Student Scholarship

Graduate Student Awards and Scholarship

Glenn Maur, AG19

Glenn received his bachelor's degree in Classics and French from the Barrett Honors College at Arizona State University in 2016. He wrote his thesis on the reception of Alexander the Great in Byzantine, French, and Arabic literature for which he was awarded the School of International Letters and Cultures Dean's Medal. While in Arizona, he was also a research assistant and bibliographer for the Iter Gateway digital humanities project, a joint venture between the Arizona Center for Medieval and Renaissance Studies and the University of Toronto, and taught beginning and intermediate Latin for Great Hearts Academy schools. At Tufts he is working on a thesis which involves theories about the body, deformity, and the social history of slavery in the ancient world as well as stylistics and authorship in the Life of Aesop. He is also preparing a digital edition of an unpublished Arabic translation of the Life of Aesop for which he was awarded a Concordia Foundation Fellowship to continue his study of Classical Arabic at Harvard Divinity School in the summer of 2018. His interests include classics reception, ancient biography, literary theory, computational approaches to literature via computer science, the ancient novel, and text networks. He has presented research at conferences hosted by the ACMRS, Willamette University, Brandeis University, and the University of Virginia.

Katherine Cottrell, AG19

Kate is currently working on her master’s thesis exploring the construction of gender, the rite of passage that is marriage and the importance of citizenship in late Republican and early Augustan Rome by considering Atalanta as subtext for Camilla in the Aeneid. This project is a continuation of her long-standing scholastic focus on women in Greco-Roman antiquity. In 2011 she presented her capstone project, "Ruinous Paragon: The Search for Feminism in Platonic Theory," for her BA in Philosophy from Hobart and William Smith Colleges at the 2nd Annual Undergraduate Philosophy Conference at RIT. In 2015 she was named a Presidential Scholar in support of her first MA in Theological Studies with the concentration Women, Gender, Sexuality and Religion at Harvard Divinity School. Her work there focused primarily on women in ancient athletics and the Early Christian martyr stories of Perpetua, Felicity and Thecla. During this degree her paper "Competition, Mutuality, and Ambiguity: Women's Erotics in Sappho Song 1 and 94" was published online in the Classic@ Journal through the Center for Hellenic Studies. In addition to her research on the feminine in the antiquity, Kate is also pursuing questions of Greek and Latin pedagogy at the intersection with Digital Humanities. She is preparing a paper proposal for CANE 2019 about teaching TEI/XML markup of epigraphy in high schools, participating in a working group for encoding Greek, Latin and Persian prosody, and exploring how DH tools can aid in corpus based curriculum development.

Tianran Liu, AG18

Tianran Liu, G18, presented a paper at CAMWS 2018 in Albuquerque, NM. The title of her work is: True or False: The Intertextuality of Lucian's True History and How to Write History. She is also a co-editor on the digital publication of the True Histories of Lucian: Treebank Analysis (with Dr. J. Matthew Harrington) within the Perseus Digital Library. Liu has now earned a place in the PhD program in Classics at UCLA.

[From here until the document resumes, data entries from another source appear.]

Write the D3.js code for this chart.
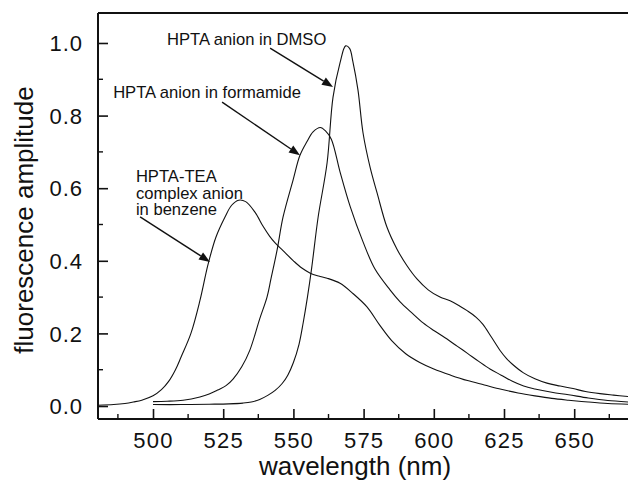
<!DOCTYPE html>
<html>
<head>
<meta charset="utf-8">
<script src="https://cdn.jsdelivr.net/npm/d3@7"></script>
<style>
  html, body { margin: 0; padding: 0; background: #fff; }
  svg { display: block; }
  text { font-family: "Liberation Sans", Arial, Helvetica, sans-serif; fill: #111; }
</style>
</head>
<body>
<svg id="chart" width="628" height="487"></svg>
<script>
// ---------- data (wavelength nm, fluorescence amplitude) ----------
const benzeneWl = [480.4, 486, 490, 493, 496, 500, 503, 505.5, 508, 510, 513.5, 516.7, 519.6, 522.4, 525.6, 528, 530.5, 533, 536.3, 539.2, 541.5, 543.4, 546.3, 550, 553, 556, 559, 562, 566.6, 571.2, 576.2, 580.8, 585, 590, 595, 600, 606, 612, 618, 624, 630, 636, 642, 648, 655, 662, 669.2];
const benzeneAmp = [0.002, 0.004, 0.007, 0.011, 0.016, 0.028, 0.045, 0.067, 0.1, 0.135, 0.2, 0.29, 0.39, 0.465, 0.52, 0.553, 0.567, 0.563, 0.534, 0.495, 0.468, 0.45, 0.428, 0.40, 0.38, 0.366, 0.358, 0.352, 0.338, 0.31, 0.273, 0.222, 0.18, 0.144, 0.12, 0.102, 0.085, 0.07, 0.058, 0.046, 0.036, 0.028, 0.021, 0.016, 0.011, 0.007, 0.005];

const formamideWl = [500, 505, 510.7, 516.7, 520, 523, 526, 528.5, 531.6, 534.5, 538, 540.6, 542, 544.2, 546.3, 549.9, 552.3, 554.8, 557, 559.6, 561.5, 563.5, 566.6, 570.2, 574.8, 579, 584.4, 588, 592, 596.2, 600, 604, 608.3, 612, 616, 620, 624, 628, 632, 636, 642, 648, 655, 662, 669.2];
const formamideAmp = [0.012, 0.013, 0.016, 0.025, 0.033, 0.044, 0.056, 0.074, 0.108, 0.154, 0.24, 0.30, 0.35, 0.43, 0.52, 0.623, 0.69, 0.728, 0.755, 0.767, 0.757, 0.735, 0.645, 0.55, 0.452, 0.378, 0.32, 0.287, 0.258, 0.229, 0.208, 0.188, 0.165, 0.145, 0.123, 0.102, 0.085, 0.068, 0.055, 0.047, 0.038, 0.031, 0.022, 0.015, 0.011];

const dmsoWl = [500, 510, 520, 527, 532, 535, 538, 541, 543.5, 546, 548, 550, 552, 553.5, 555, 556.5, 558.8, 562, 564.1, 566.6, 568.6, 570, 571.2, 573, 574.8, 577.3, 579.8, 583.3, 586.9, 590.4, 594, 598, 602.2, 605.8, 609.3, 612, 615, 617.5, 620.5, 623.6, 626, 628, 631.8, 636, 640.3, 645, 649.6, 654, 659.2, 664, 669.2];
const dmsoAmp = [0.004, 0.004, 0.005, 0.006, 0.008, 0.011, 0.018, 0.03, 0.043, 0.062, 0.085, 0.12, 0.17, 0.23, 0.3, 0.38, 0.52, 0.67, 0.85, 0.945, 0.992, 0.985, 0.948, 0.87, 0.752, 0.658, 0.587, 0.493, 0.432, 0.387, 0.35, 0.32, 0.30, 0.29, 0.275, 0.262, 0.245, 0.225, 0.19, 0.153, 0.13, 0.115, 0.092, 0.075, 0.063, 0.055, 0.048, 0.04, 0.034, 0.03, 0.026];

const xMajorTicks = [500, 525, 550, 575, 600, 625, 650];
const xMinorTicks = [487.5, 512.5, 537.5, 562.5, 587.5, 612.5, 637.5, 662.5];
const yMajorTicks = [0.0, 0.2, 0.4, 0.6, 0.8, 1.0];
const yMinorTicks = [0.1, 0.3, 0.5, 0.7, 0.9];

const xTitle = "wavelength (nm)";
const yTitle = "fluorescence amplitude";

// annotation texts, label anchor and arrow (in data units)
const annoLines = [["HPTA anion in DMSO"], ["HPTA anion in formamide"], ["HPTA-TEA", "complex anion", "in benzene"]];
const annoTextAt = [[505.0, 0.994], [485.8, 0.848], [493.9, 0.617]];
const annoArrowFrom = [[541.7, 0.986], [524.6, 0.837], [495.4, 0.521]];
const annoArrowTo = [[564.1, 0.879], [552.35, 0.691], [520.3, 0.397]];

// ---------- layout ----------
const L = 98, R = 628, T = 13, B = 419;
const svg = d3.select("#chart");

const x = d3.scaleLinear().domain([480.41, 669.16]).range([L, R]);
const y = d3.scaleLinear().domain([-0.0358, 1.0826]).range([B, T]);

svg.append("defs").append("clipPath").attr("id", "clip")
  .append("rect").attr("x", L).attr("y", T).attr("width", R - L).attr("height", B - T);

// curves
const line = d3.line().x(d => x(d[0])).y(d => y(d[1])).curve(d3.curveCatmullRom.alpha(0.5));
const series = [
  d3.zip(benzeneWl, benzeneAmp),
  d3.zip(formamideWl, formamideAmp),
  d3.zip(dmsoWl, dmsoAmp)
];
svg.append("g").attr("clip-path", "url(#clip)")
  .selectAll("path").data(series).join("path")
  .attr("d", line)
  .attr("fill", "none")
  .attr("stroke", "#111")
  .attr("stroke-width", 1.1);

// axes
const fontTick = 22;
const yAxis = d3.axisLeft(y).tickValues(yMajorTicks).tickFormat(d3.format(".1f"))
  .tickSizeInner(-10).tickSizeOuter(0).tickPadding(15);
const gy = svg.append("g").attr("transform", `translate(${L},0)`).call(yAxis);
gy.select(".domain").remove();
gy.selectAll("line").attr("stroke", "#111").attr("stroke-width", 1.6);
gy.selectAll("text").attr("font-size", fontTick).attr("fill", "#111")
  .style("letter-spacing", "1px").attr("dy", "0.35em")
  .attr("font-family", "'Liberation Sans', Arial, sans-serif");
svg.append("g").selectAll("line").data(yMinorTicks).join("line")
  .attr("x1", L).attr("x2", L + 5).attr("y1", d => y(d)).attr("y2", d => y(d))
  .attr("stroke", "#111").attr("stroke-width", 1.4);

const xAxis = d3.axisBottom(x).tickValues(xMajorTicks).tickFormat(d3.format("d"))
  .tickSizeInner(-10).tickSizeOuter(0).tickPadding(14);
const gx = svg.append("g").attr("transform", `translate(0,${B})`).call(xAxis);
gx.select(".domain").remove();
gx.selectAll("line").attr("stroke", "#111").attr("stroke-width", 1.6);
gx.selectAll("text").attr("font-size", fontTick).attr("fill", "#111")
  .attr("y", 29).attr("dy", null).style("letter-spacing", "1.2px")
  .attr("font-family", "'Liberation Sans', Arial, sans-serif");
svg.append("g").selectAll("line").data(xMinorTicks).join("line")
  .attr("x1", d => x(d)).attr("x2", d => x(d)).attr("y1", B).attr("y2", B - 5)
  .attr("stroke", "#111").attr("stroke-width", 1.4);

// frame lines: left, bottom, top
svg.append("line").attr("x1", L).attr("x2", L).attr("y1", T).attr("y2", B)
  .attr("stroke", "#111").attr("stroke-width", 2);
svg.append("line").attr("x1", L).attr("x2", R).attr("y1", B).attr("y2", B)
  .attr("stroke", "#111").attr("stroke-width", 2);
svg.append("line").attr("x1", L).attr("x2", R).attr("y1", T).attr("y2", T)
  .attr("stroke", "#111").attr("stroke-width", 2);

// titles
svg.append("text").attr("x", 355).attr("y", 475).attr("text-anchor", "middle")
  .attr("font-size", 26).text(xTitle);
svg.append("text").attr("transform", "translate(33,220) rotate(-90)")
  .attr("text-anchor", "middle").attr("font-size", 26).text(yTitle);

// annotations
const ga = svg.append("g");
annoLines.forEach((lines, i) => {
  const tx = x(annoTextAt[i][0]), ty = y(annoTextAt[i][1]);
  lines.forEach((s, k) => {
    ga.append("text").attr("x", tx).attr("y", ty + k * 16.5)
      .attr("font-size", 16.6).text(s);
  });
  const x1 = x(annoArrowFrom[i][0]), y1 = y(annoArrowFrom[i][1]);
  const x2 = x(annoArrowTo[i][0]), y2 = y(annoArrowTo[i][1]);
  const ang = Math.atan2(y2 - y1, x2 - x1);
  const hl = 11, hw = 4.2;
  const bx = x2 - hl * Math.cos(ang), by = y2 - hl * Math.sin(ang);
  ga.append("line").attr("x1", x1).attr("y1", y1).attr("x2", bx).attr("y2", by)
    .attr("stroke", "#111").attr("stroke-width", 1.4);
  const px = -Math.sin(ang), py = Math.cos(ang);
  ga.append("path")
    .attr("d", `M${x2},${y2}L${bx + hw * px},${by + hw * py}L${bx - hw * px},${by - hw * py}Z`)
    .attr("fill", "#111");
});
</script>
</body>
</html>
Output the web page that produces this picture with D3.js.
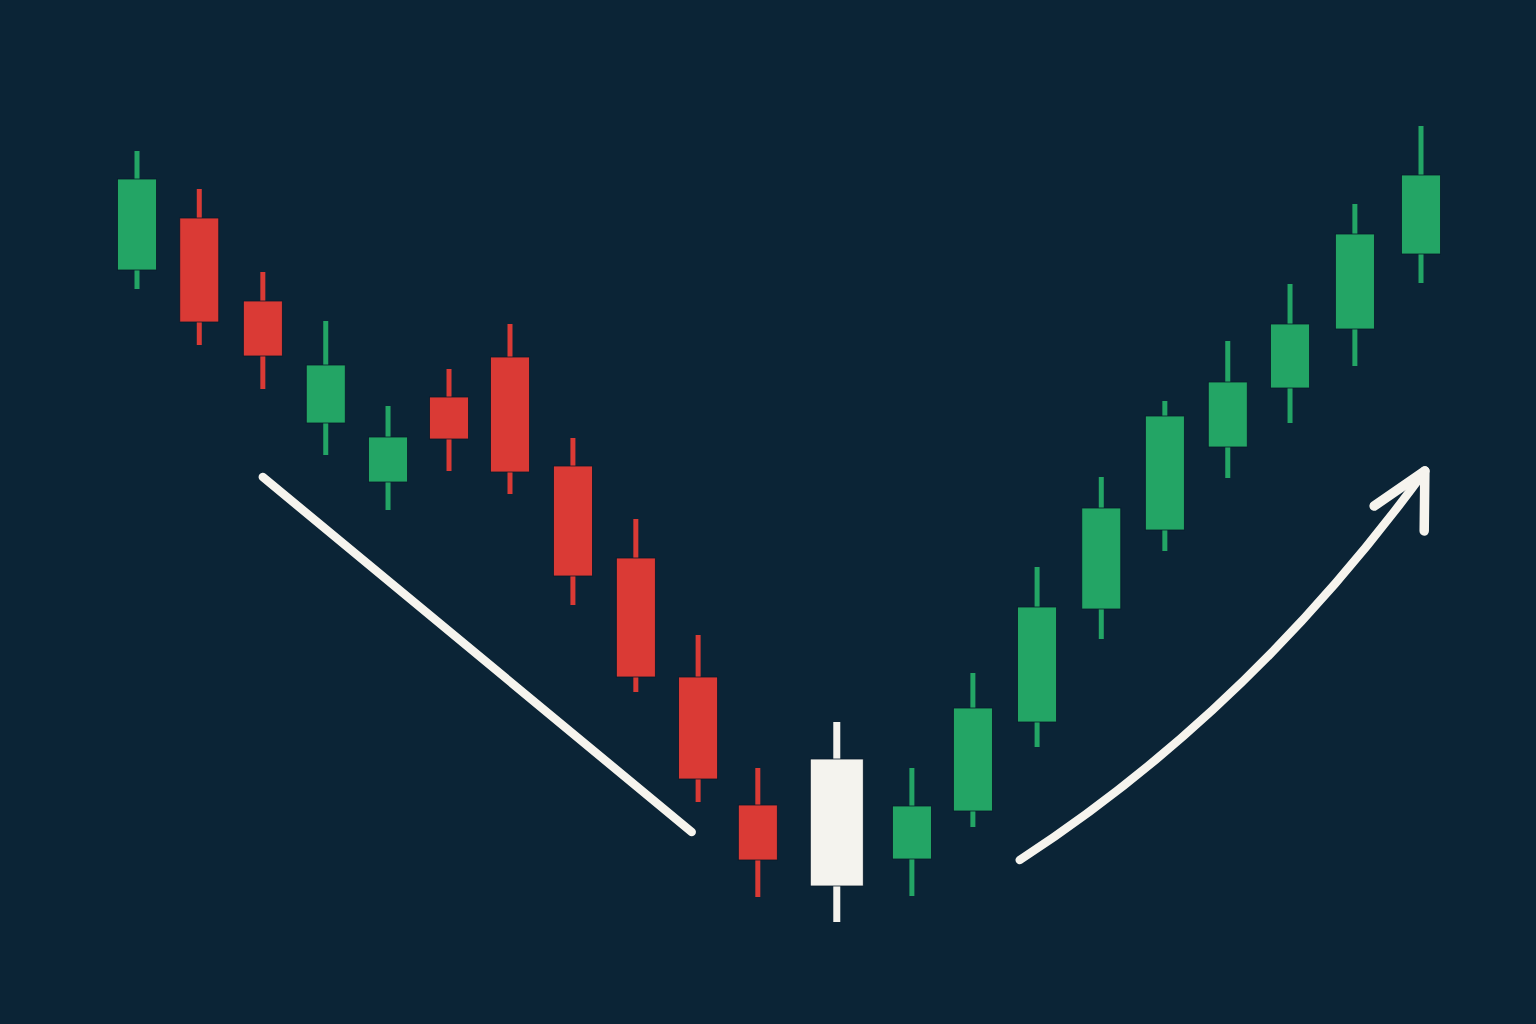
<!DOCTYPE html>
<html>
<head>
<meta charset="utf-8">
<script src="https://cdn.jsdelivr.net/npm/d3@7"></script>
<style>
  html, body { margin: 0; padding: 0; background: #0b2436; }
  svg { display: block; }
</style>
</head>
<body>
<div id="chart"></div>
<script>
// candle slots (slight gap around the pivot candle)
const slot  = [0, 0.97, 1.96, 2.94, 3.91, 4.86, 5.81, 6.79, 7.77, 8.74, 9.67,
               10.9, 12.07, 13.02, 14.02, 15.02, 16.01, 16.99, 17.96, 18.97, 20];
const open  = [73.0, 78.2, 69.9, 57.7, 51.8, 60.3, 64.3, 53.4, 44.2, 32.3, 19.5,
               11.4, 14.1, 18.9, 27.8, 39.1, 47.0, 55.3, 61.2, 67.1, 74.6];
const close = [82.1, 67.8, 64.4, 63.5, 56.3, 56.1, 52.8, 42.4, 32.3, 22.1, 14.0,
               24.1, 19.4, 29.2, 39.3, 49.2, 58.4, 61.8, 67.6, 76.6, 82.5];
const high  = [84.9, 81.1, 72.8, 67.9, 59.4, 63.1, 67.6, 56.2, 48.1, 36.5, 23.2,
               27.8, 23.2, 32.7, 43.3, 52.3, 59.9, 65.9, 71.6, 79.6, 87.4];
const low   = [71.1, 65.5, 61.1, 54.5, 49.0, 52.9, 50.6, 39.5, 30.8, 19.8, 10.3,
               7.8, 10.4, 17.3, 25.3, 36.1, 44.9, 52.2, 57.7, 63.4, 71.7];
const pivot = 11;   // the reversal candle drawn in white

// trend annotations in [slot, price]
const downTrend = [[1.96, 52.3], [8.64, 16.8]];
const upTrend   = [[13.75, 14.0], [17.34, 29.0], [20.06, 52.9]];  // start, control, end
const arrowHead = [[19.27, 49.4], [20.05, 46.9]];

const width = 1536, height = 1024;
const colors = { up: "#23a565", down: "#da3a35", pivot: "#f4f3ee", line: "#f6f4ee" };

const candles = slot.map((s, i) => ({
	s: s, o: open[i], c: close[i], h: high[i], l: low[i],
	kind: i === pivot ? "pivot" : (close[i] >= open[i] ? "up" : "down")
}));

const x = d3.scaleLinear().domain([0, 20]).range([137, 1421]);
const y = d3.scaleLinear().domain([0, 100]).range([1000, 0]);

const svg = d3.select("#chart").append("svg")
	.attr("width", width)
	.attr("height", height);

svg.append("rect")
	.attr("width", width)
	.attr("height", height)
	.attr("fill", "#0b2436");

const g = svg.append("g").classed("candles", true);

const candle = g.selectAll("g.candle")
	.data(candles)
	.join("g")
	.classed("candle", true);

// wicks (the pivot one is a bit heavier)
candle.append("rect")
	.attr("x", d => x(d.s) - (d.kind === "pivot" ? 3.5 : 2.5))
	.attr("width", d => d.kind === "pivot" ? 7 : 5)
	.attr("y", d => y(d.h))
	.attr("height", d => y(d.l) - y(d.h))
	.attr("fill", d => colors[d.kind]);

// bodies
candle.append("rect")
	.attr("x", d => x(d.s) - (d.kind === "pivot" ? 26.5 : 19.5))
	.attr("width", d => d.kind === "pivot" ? 53 : 39)
	.attr("y", d => y(Math.max(d.o, d.c)))
	.attr("height", d => Math.abs(y(d.o) - y(d.c)))
	.attr("fill", d => colors[d.kind])
	.attr("stroke", "#08192a")
	.attr("stroke-width", 0.8);

// down trend line
const ann = svg.append("g").classed("annotations", true)
	.attr("fill", "none")
	.attr("stroke", colors.line)
	.attr("stroke-width", 8.5)
	.attr("stroke-linecap", "round")
	.attr("stroke-linejoin", "round");

ann.append("line")
	.attr("x1", x(downTrend[0][0])).attr("y1", y(downTrend[0][1]))
	.attr("x2", x(downTrend[1][0])).attr("y2", y(downTrend[1][1]));

// up trend curve with arrow head
const p = d3.path();
p.moveTo(x(upTrend[0][0]), y(upTrend[0][1]));
p.quadraticCurveTo(x(upTrend[1][0]), y(upTrend[1][1]), x(upTrend[2][0]), y(upTrend[2][1]));
ann.append("path").attr("d", p.toString());

const tip = upTrend[2];
ann.selectAll("line.barb")
	.data(arrowHead)
	.join("line")
	.classed("barb", true)
	.attr("stroke-width", 9.5)
	.attr("x1", x(tip[0])).attr("y1", y(tip[1]))
	.attr("x2", d => x(d[0])).attr("y2", d => y(d[1]));
</script>
</body>
</html>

Undergraduate Awards and Scholarship

The Tisch Library Miscellany Collection

A few years ago, the Special Collections librarians working in Tisch Library discovered an uncatalogued collection of miscellaneous leaves from medieval manuscripts and early printed books (ranging in date from the 12th to the 19th century) in the Tisch Library Stacks. With only the scanty notes that accompanied the documents to rely on, the librarians were at a loss to describe the date, contents, and historical significance of the collection. In an effort to support their own research on the documents and to share this discovery with the university community and the public, they digitized the collection and published it online.

As information about this amazing find circulated, Marie-Claire Beaulieu collaborated with Tisch Special Collections and Cataloging and Metadata Services to have undergraduate and graduate Medieval Latin students decipher, translate, and annotate the collection online. As students progressed in deciphering the documents, they made interesting and surprising discoveries.

All of the students' work produced in this class was published online on the Tisch Library Miscellany page and has made a significant contribution to scholarship in the field by providing a valuable resource for professors, librarians, and scholars at Tufts and around the world, who can now access translations and annotations for their teaching and research. An article about the students' work also appeared in the Chronicle of Higher Education, Vol. LVII, 40, July 1, 2011, A16, article by Ryan Brown.